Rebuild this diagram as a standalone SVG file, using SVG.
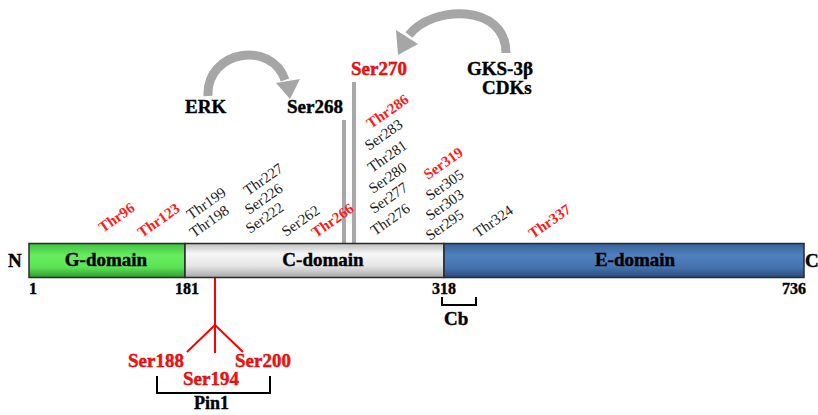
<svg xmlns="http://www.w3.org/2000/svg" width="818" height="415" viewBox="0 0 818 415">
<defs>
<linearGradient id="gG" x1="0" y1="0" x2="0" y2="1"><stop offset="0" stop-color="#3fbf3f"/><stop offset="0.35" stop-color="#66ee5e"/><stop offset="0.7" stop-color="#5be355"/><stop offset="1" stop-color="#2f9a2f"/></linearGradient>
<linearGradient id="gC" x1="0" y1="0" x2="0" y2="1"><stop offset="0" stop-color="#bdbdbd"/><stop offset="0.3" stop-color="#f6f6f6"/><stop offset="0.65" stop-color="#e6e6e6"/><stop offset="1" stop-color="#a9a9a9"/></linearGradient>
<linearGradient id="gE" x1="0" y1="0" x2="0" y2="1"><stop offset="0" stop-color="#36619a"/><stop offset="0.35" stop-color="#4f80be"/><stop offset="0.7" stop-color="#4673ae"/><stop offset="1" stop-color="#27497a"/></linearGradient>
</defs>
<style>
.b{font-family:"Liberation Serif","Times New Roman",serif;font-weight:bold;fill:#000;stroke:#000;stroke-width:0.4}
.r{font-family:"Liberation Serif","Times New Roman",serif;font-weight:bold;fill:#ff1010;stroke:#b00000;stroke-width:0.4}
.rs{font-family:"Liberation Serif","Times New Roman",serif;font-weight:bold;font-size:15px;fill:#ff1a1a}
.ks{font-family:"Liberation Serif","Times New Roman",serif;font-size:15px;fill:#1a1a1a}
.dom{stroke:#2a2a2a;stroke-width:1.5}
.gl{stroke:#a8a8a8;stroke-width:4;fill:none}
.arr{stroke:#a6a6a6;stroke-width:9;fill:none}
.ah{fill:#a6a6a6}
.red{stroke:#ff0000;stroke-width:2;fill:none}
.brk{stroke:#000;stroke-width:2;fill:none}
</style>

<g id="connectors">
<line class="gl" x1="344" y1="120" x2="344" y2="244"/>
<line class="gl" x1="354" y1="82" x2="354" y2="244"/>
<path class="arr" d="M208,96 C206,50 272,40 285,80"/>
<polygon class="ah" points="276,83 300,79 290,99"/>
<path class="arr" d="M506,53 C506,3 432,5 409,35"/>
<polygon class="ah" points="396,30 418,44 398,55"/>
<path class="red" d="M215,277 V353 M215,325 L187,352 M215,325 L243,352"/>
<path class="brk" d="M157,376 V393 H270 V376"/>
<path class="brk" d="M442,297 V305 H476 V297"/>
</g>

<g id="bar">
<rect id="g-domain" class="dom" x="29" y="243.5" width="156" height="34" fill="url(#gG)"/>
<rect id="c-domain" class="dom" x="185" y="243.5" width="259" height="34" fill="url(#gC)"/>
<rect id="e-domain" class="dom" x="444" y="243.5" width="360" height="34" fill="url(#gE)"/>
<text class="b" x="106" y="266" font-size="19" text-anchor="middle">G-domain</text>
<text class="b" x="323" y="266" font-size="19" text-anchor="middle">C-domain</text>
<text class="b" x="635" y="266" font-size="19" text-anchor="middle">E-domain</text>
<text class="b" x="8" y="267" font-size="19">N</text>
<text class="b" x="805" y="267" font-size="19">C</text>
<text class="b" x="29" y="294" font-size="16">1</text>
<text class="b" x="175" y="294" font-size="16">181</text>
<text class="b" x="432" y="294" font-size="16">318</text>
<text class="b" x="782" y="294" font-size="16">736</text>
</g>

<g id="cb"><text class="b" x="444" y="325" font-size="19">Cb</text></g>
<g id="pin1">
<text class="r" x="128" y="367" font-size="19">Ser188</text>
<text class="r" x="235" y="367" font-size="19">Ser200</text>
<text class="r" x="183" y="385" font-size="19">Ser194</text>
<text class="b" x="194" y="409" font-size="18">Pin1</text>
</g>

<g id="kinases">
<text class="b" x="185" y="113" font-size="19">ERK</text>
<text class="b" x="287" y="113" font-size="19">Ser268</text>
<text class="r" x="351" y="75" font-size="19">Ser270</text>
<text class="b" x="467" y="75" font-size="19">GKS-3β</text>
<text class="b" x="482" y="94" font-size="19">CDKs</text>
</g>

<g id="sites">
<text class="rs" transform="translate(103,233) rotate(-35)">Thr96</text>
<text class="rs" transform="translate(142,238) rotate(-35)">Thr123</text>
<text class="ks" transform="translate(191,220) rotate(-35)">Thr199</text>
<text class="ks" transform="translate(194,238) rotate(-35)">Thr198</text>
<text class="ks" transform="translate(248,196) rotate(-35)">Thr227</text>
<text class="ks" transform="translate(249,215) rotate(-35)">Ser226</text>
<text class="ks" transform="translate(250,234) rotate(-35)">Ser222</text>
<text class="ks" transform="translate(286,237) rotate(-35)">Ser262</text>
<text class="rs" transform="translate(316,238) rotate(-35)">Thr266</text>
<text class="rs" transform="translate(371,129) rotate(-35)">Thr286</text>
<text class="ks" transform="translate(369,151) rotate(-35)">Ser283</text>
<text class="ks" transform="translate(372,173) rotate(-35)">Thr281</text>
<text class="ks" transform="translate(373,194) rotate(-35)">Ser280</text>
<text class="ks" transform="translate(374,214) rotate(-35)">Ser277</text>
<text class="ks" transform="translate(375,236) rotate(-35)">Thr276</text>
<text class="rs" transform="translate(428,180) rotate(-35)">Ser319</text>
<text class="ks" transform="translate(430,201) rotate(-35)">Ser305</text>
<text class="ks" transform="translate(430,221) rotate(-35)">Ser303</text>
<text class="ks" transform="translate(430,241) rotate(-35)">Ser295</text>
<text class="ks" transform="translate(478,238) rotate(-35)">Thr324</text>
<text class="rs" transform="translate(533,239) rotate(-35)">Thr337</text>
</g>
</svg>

SHORT PROBLEM:
Write the listing out a second time exactly, dropping all images.

RESULT OF THIS TASK:
Rebuild this diagram as a standalone SVG file, using SVG.
<svg xmlns="http://www.w3.org/2000/svg" width="818" height="415" viewBox="0 0 818 415">
<defs>
<linearGradient id="gG" x1="0" y1="0" x2="0" y2="1"><stop offset="0" stop-color="#3fbf3f"/><stop offset="0.35" stop-color="#66ee5e"/><stop offset="0.7" stop-color="#5be355"/><stop offset="1" stop-color="#2f9a2f"/></linearGradient>
<linearGradient id="gC" x1="0" y1="0" x2="0" y2="1"><stop offset="0" stop-color="#bdbdbd"/><stop offset="0.3" stop-color="#f6f6f6"/><stop offset="0.65" stop-color="#e6e6e6"/><stop offset="1" stop-color="#a9a9a9"/></linearGradient>
<linearGradient id="gE" x1="0" y1="0" x2="0" y2="1"><stop offset="0" stop-color="#36619a"/><stop offset="0.35" stop-color="#4f80be"/><stop offset="0.7" stop-color="#4673ae"/><stop offset="1" stop-color="#27497a"/></linearGradient>
</defs>
<style>
.b{font-family:"Liberation Serif","Times New Roman",serif;font-weight:bold;fill:#000;stroke:#000;stroke-width:0.4}
.r{font-family:"Liberation Serif","Times New Roman",serif;font-weight:bold;fill:#ff1010;stroke:#b00000;stroke-width:0.4}
.rs{font-family:"Liberation Serif","Times New Roman",serif;font-weight:bold;font-size:15px;fill:#ff1a1a}
.ks{font-family:"Liberation Serif","Times New Roman",serif;font-size:15px;fill:#1a1a1a}
.dom{stroke:#2a2a2a;stroke-width:1.5}
.gl{stroke:#a8a8a8;stroke-width:4;fill:none}
.arr{stroke:#a6a6a6;stroke-width:9;fill:none}
.ah{fill:#a6a6a6}
.red{stroke:#ff0000;stroke-width:2;fill:none}
.brk{stroke:#000;stroke-width:2;fill:none}
</style>

<g id="connectors">
<line class="gl" x1="344" y1="120" x2="344" y2="244"/>
<line class="gl" x1="354" y1="82" x2="354" y2="244"/>
<path class="arr" d="M208,96 C206,50 272,40 285,80"/>
<polygon class="ah" points="276,83 300,79 290,99"/>
<path class="arr" d="M506,53 C506,3 432,5 409,35"/>
<polygon class="ah" points="396,30 418,44 398,55"/>
<path class="red" d="M215,277 V353 M215,325 L187,352 M215,325 L243,352"/>
<path class="brk" d="M157,376 V393 H270 V376"/>
<path class="brk" d="M442,297 V305 H476 V297"/>
</g>

<g id="bar">
<rect id="g-domain" class="dom" x="29" y="243.5" width="156" height="34" fill="url(#gG)"/>
<rect id="c-domain" class="dom" x="185" y="243.5" width="259" height="34" fill="url(#gC)"/>
<rect id="e-domain" class="dom" x="444" y="243.5" width="360" height="34" fill="url(#gE)"/>
<text class="b" x="106" y="266" font-size="19" text-anchor="middle">G-domain</text>
<text class="b" x="323" y="266" font-size="19" text-anchor="middle">C-domain</text>
<text class="b" x="635" y="266" font-size="19" text-anchor="middle">E-domain</text>
<text class="b" x="8" y="267" font-size="19">N</text>
<text class="b" x="805" y="267" font-size="19">C</text>
<text class="b" x="29" y="294" font-size="16">1</text>
<text class="b" x="175" y="294" font-size="16">181</text>
<text class="b" x="432" y="294" font-size="16">318</text>
<text class="b" x="782" y="294" font-size="16">736</text>
</g>

<g id="cb"><text class="b" x="444" y="325" font-size="19">Cb</text></g>
<g id="pin1">
<text class="r" x="128" y="367" font-size="19">Ser188</text>
<text class="r" x="235" y="367" font-size="19">Ser200</text>
<text class="r" x="183" y="385" font-size="19">Ser194</text>
<text class="b" x="194" y="409" font-size="18">Pin1</text>
</g>

<g id="kinases">
<text class="b" x="185" y="113" font-size="19">ERK</text>
<text class="b" x="287" y="113" font-size="19">Ser268</text>
<text class="r" x="351" y="75" font-size="19">Ser270</text>
<text class="b" x="467" y="75" font-size="19">GKS-3β</text>
<text class="b" x="482" y="94" font-size="19">CDKs</text>
</g>

<g id="sites">
<text class="rs" transform="translate(103,233) rotate(-35)">Thr96</text>
<text class="rs" transform="translate(142,238) rotate(-35)">Thr123</text>
<text class="ks" transform="translate(191,220) rotate(-35)">Thr199</text>
<text class="ks" transform="translate(194,238) rotate(-35)">Thr198</text>
<text class="ks" transform="translate(248,196) rotate(-35)">Thr227</text>
<text class="ks" transform="translate(249,215) rotate(-35)">Ser226</text>
<text class="ks" transform="translate(250,234) rotate(-35)">Ser222</text>
<text class="ks" transform="translate(286,237) rotate(-35)">Ser262</text>
<text class="rs" transform="translate(316,238) rotate(-35)">Thr266</text>
<text class="rs" transform="translate(371,129) rotate(-35)">Thr286</text>
<text class="ks" transform="translate(369,151) rotate(-35)">Ser283</text>
<text class="ks" transform="translate(372,173) rotate(-35)">Thr281</text>
<text class="ks" transform="translate(373,194) rotate(-35)">Ser280</text>
<text class="ks" transform="translate(374,214) rotate(-35)">Ser277</text>
<text class="ks" transform="translate(375,236) rotate(-35)">Thr276</text>
<text class="rs" transform="translate(428,180) rotate(-35)">Ser319</text>
<text class="ks" transform="translate(430,201) rotate(-35)">Ser305</text>
<text class="ks" transform="translate(430,221) rotate(-35)">Ser303</text>
<text class="ks" transform="translate(430,241) rotate(-35)">Ser295</text>
<text class="ks" transform="translate(478,238) rotate(-35)">Thr324</text>
<text class="rs" transform="translate(533,239) rotate(-35)">Thr337</text>
</g>
</svg>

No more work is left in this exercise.